Но обычай, выкованный поколениями предков, требует иного: не пристанет льдина к берегу – так угодно богам, а ты, любящая жена, отправляйся к старшему брату сгинувшего и не ропщи. Для племени твои чувства неважны. Важно, чтобы не простаивало твоё молодое женское тело и давало приплод, который в дальнейшем племя использует для своих утилитарных нужд. Что есть для племени дети? Залог будущей мощи. Надо размножаться, чтобы заселять территории, иначе их тут же займут предприимчивые соседи. Весь созданный нами мир держится на распрях и умении выстраивать оборонительный щит от врагов. Отсюда вывод: законы должны запрещать хранение верности погибшему, поощрять забывчивость и возвращение к привычному укладу. Первая жена не родила Пины детей, стало быть, Тин-Тин, скорее всего, отдадут ему, и уж тогда-то он доберётся до её горячего лона! Он уже глотает набегающую слюну, разминает своё распалённое похотью, тренированное тело. Скорей бы пригнало к берегу этот проклятый зимний лёд, а уж там он себя покажет, можете не сомневаться! Пины все богатства тундры швырнёт к её ногам. Настреляет целую гору зверей, укутает в самые роскошные меха… Только бы она перестала артачиться и верить в чудо, ожидая своего Гойгоя! 

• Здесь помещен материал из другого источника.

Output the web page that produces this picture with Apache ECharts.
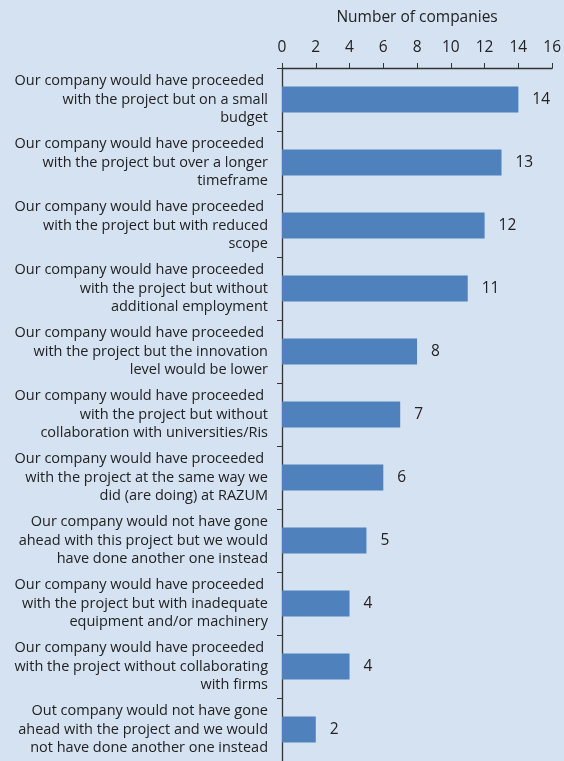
<!DOCTYPE html>
<html><head><meta charset="utf-8">
<script src="https://cdn.jsdelivr.net/npm/echarts@6/dist/echarts.min.js"></script>
<style>html,body{margin:0;padding:0;background:#D5E2F1;}#c{width:564px;height:761px;}</style>
</head><body><div id="c"></div>
<script>
const categories = [
  "Our company would have proceeded \nwith the project but on a small\nbudget",
  "Our company would have proceeded \nwith the project but over a longer\ntimeframe",
  "Our company would have proceeded \nwith the project but with reduced\nscope",
  "Our company would have proceeded \nwith the project but without\nadditional employment",
  "Our company would have proceeded \nwith the project but the innovation\nlevel would be lower",
  "Our company would have proceeded \nwith the project but without\ncollaboration with universities/Ris",
  "Our company would have proceeded \nwith the project at the same way we\ndid (are doing) at RAZUM",
  "Our company would not have gone\nahead with this project but we would\nhave done another one instead",
  "Our company would have proceeded \nwith the project but with inadequate\nequipment and/or machinery",
  "Our company would have proceeded \nwith the project without collaborating\nwith firms",
  "Out company would not have gone\nahead with the project and we would\nnot have done another one instead"
];
const values = [14, 13, 12, 11, 8, 7, 6, 5, 4, 4, 2];
const axisTitle = "Number of companies";
const axisMin = 0, axisMax = 16, axisStep = 2;

const chart = echarts.init(document.getElementById('c'), null, {renderer: 'canvas'});
const font = "'Open Sans', 'Noto Sans', sans-serif";
chart.setOption({
  backgroundColor: '#D5E2F1',
  animation: false,
  grid: {left: 282, right: 11, top: 68, bottom: 0, containLabel: false},
  xAxis: {
    type: 'value', position: 'top', min: axisMin, max: axisMax, interval: axisStep,
    name: axisTitle, nameLocation: 'middle', nameGap: 42,
    nameTextStyle: {fontFamily: font, fontSize: 15.5, color: '#222'},
    axisLine: {show: true, lineStyle: {color: '#333', width: 1.3}},
    axisTick: {show: true, inside: false, length: 5, lineStyle: {color: '#333'}},
    axisLabel: {fontFamily: font, fontSize: 15.5, color: '#222', margin: 12},
    splitLine: {show: false}
  },
  yAxis: {
    type: 'category', data: categories, inverse: true,
    axisLine: {show: true, lineStyle: {color: '#333', width: 1.3}},
    axisTick: {show: true, inside: false, length: 5, lineStyle: {color: '#333'}},
    axisLabel: {fontFamily: font, fontSize: 14.5, color: '#222', lineHeight: 18.5, align: 'right', margin: 14}
  },
  series: [{
    type: 'bar', data: values, barCategoryGap: '59%',
    itemStyle: {color: '#4F81BD'},
    label: {show: true, position: 'right', distance: 14, fontFamily: font, fontSize: 15.5, color: '#222'}
  }]
});
</script></body></html>
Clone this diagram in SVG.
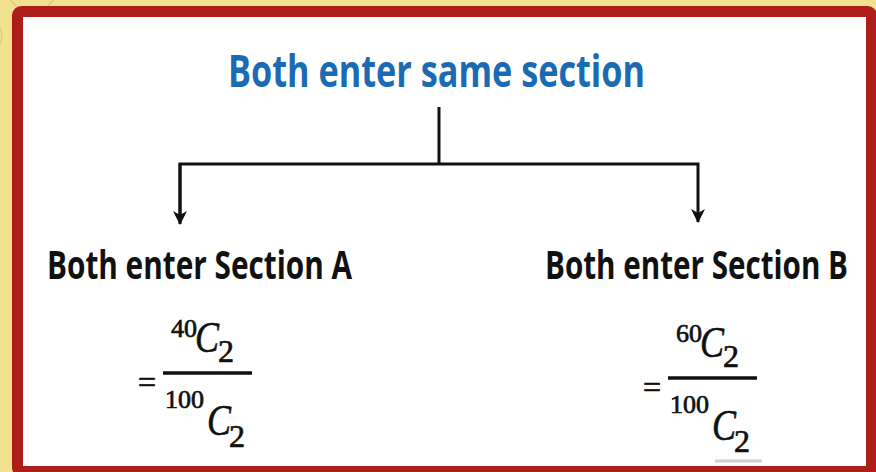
<svg xmlns="http://www.w3.org/2000/svg" width="876" height="472" viewBox="0 0 876 472">
<defs>
<style>
.title{font-family:"Open Sans","Noto Sans",sans-serif;font-weight:700;fill:#1A6AB4;font-size:44px}
.sec{font-family:"Open Sans","Noto Sans",sans-serif;font-weight:700;fill:#111;font-size:40px}
.num{font-family:"Liberation Serif",serif;fill:#111;stroke:#111;stroke-width:0.7}
.var{font-family:"Liberation Serif",serif;font-style:italic;fill:#111;stroke:#111;stroke-width:0.6}
.ln{stroke:#111;stroke-width:3;fill:none}
</style>
<marker id="ah" markerWidth="16" markerHeight="14" refX="13" refY="7" orient="auto" markerUnits="userSpaceOnUse">
<path d="M0,0 L14,7 L0,14 L4,7 Z" fill="#111"/>
</marker>
</defs>
<rect x="0" y="0" width="876" height="472" fill="#F2E290"/>
<circle cx="32" cy="-12" r="24" fill="none" stroke="#DCCB78" stroke-width="1.5"/>
<circle cx="-14" cy="36" r="16" fill="none" stroke="#DCCB78" stroke-width="1.5"/>
<rect x="17.5" y="11.5" width="854" height="460" rx="4" fill="#FFFFFF" stroke="#AD1D1A" stroke-width="11"/>
<g id="connectors">
<path class="ln" d="M439,107 V164"/>
<path class="ln" d="M180,222 V164 H698 V222" marker-end="url(#ah)"/>
<path class="ln" d="M180,164 V224" marker-end="url(#ah)"/>
</g>
<g id="root">
<text class="title" x="228" y="87" textLength="417" lengthAdjust="spacingAndGlyphs">Both enter same section</text>
</g>
<g id="sectionA">
<text class="sec" x="47" y="279" textLength="305" lengthAdjust="spacingAndGlyphs">Both enter Section A</text>
<g id="fracA">
<text class="num" x="138" y="393" font-size="32" stroke-width="0.3">=</text>
<line x1="163" y1="373" x2="252" y2="373" stroke="#111" stroke-width="3.5"/>
<text class="num" x="171" y="337" font-size="26">40</text>
<text class="var" x="195" y="352" font-size="44" textLength="24" lengthAdjust="spacingAndGlyphs">C</text>
<text class="num" x="218" y="362" font-size="32">2</text>
<text class="num" x="165" y="408" font-size="26">100</text>
<text class="var" x="207" y="435" font-size="44" textLength="24" lengthAdjust="spacingAndGlyphs">C</text>
<text class="num" x="229" y="447" font-size="32">2</text>
</g>
</g>
<g id="sectionB">
<text class="sec" x="545" y="279" textLength="303" lengthAdjust="spacingAndGlyphs">Both enter Section B</text>
<g id="fracB" transform="translate(505,5)">
<text class="num" x="138" y="393" font-size="32" stroke-width="0.3">=</text>
<line x1="163" y1="373" x2="252" y2="373" stroke="#111" stroke-width="3.5"/>
<text class="num" x="171" y="337" font-size="26">60</text>
<text class="var" x="195" y="352" font-size="44" textLength="24" lengthAdjust="spacingAndGlyphs">C</text>
<text class="num" x="218" y="362" font-size="32">2</text>
<text class="num" x="165" y="408" font-size="26">100</text>
<text class="var" x="207" y="435" font-size="44" textLength="24" lengthAdjust="spacingAndGlyphs">C</text>
<text class="num" x="229" y="447" font-size="32">2</text>
</g>
<line x1="715" y1="461" x2="762" y2="461" stroke="#D0D0D0" stroke-width="3"/>
</g>
</svg>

     Нет, что ни говори, законы часто оказывают нам неплохую услугу. «Пины посмотрел вслед вожделенной женщине и подумал про себя: мудрость обычаев всегда оборачивается благом для того, кто свято соблюдает их». Как заманчиво воспользоваться чьим-то моральным долгом для собственной выгоды! Главарь партизанского отряда, во имя великого дела отправляющий на верную смерть мужа приглянувшейся ему красавицы… Инквизитор-сластолюбец, бросающий в темницу восставшего против Бога еретика, чьё имущество и будущая вдова для него заветный лакомый кусок… История порассказала бы нам немало примеров. 
     А между тем невозможное свершилось. После стольких невообразимо тягостных, томительных месяцев твердь материка, наконец, приблизилась к Гойгою на расстояние вытянутой руки. Он перешагивает узкую полоску моря, приникает «воспалёнными губами к желтоватой, пахнущей мхами воде…» До чего же сладостен запах родной земли, так долго отвергавшей тебя! Но вот Гойгой глянул на своё отражение и «не смог сдержать вопля ужаса – на него смотрело обросшее жёсткой шерстью лицо тэрыкы-оборотня». Он «отвернул лохмотья рукава, но и руки тоже были покрыты такой шерстью… Так вот почему он больше не чувствовал холода!» Выходит, зловещие предчувствия его не обманули? 
     «В отчаянии Гойгой поднял голову к низкому небу, навстречу падающим снежинкам и завыл, заплакал в голос, далеко оглашая притихшую тундру…» Но и племя тотчас же насторожилось. Что-то подозрительно-нездешнее почудилось людям в исторгшемся звуке. Даже собаки стали проявлять беспокойство, отзываясь на присутствие незнакомого зверя. «Волки завыли», – подумал Пины, прислушиваясь к отдалённым крикам». 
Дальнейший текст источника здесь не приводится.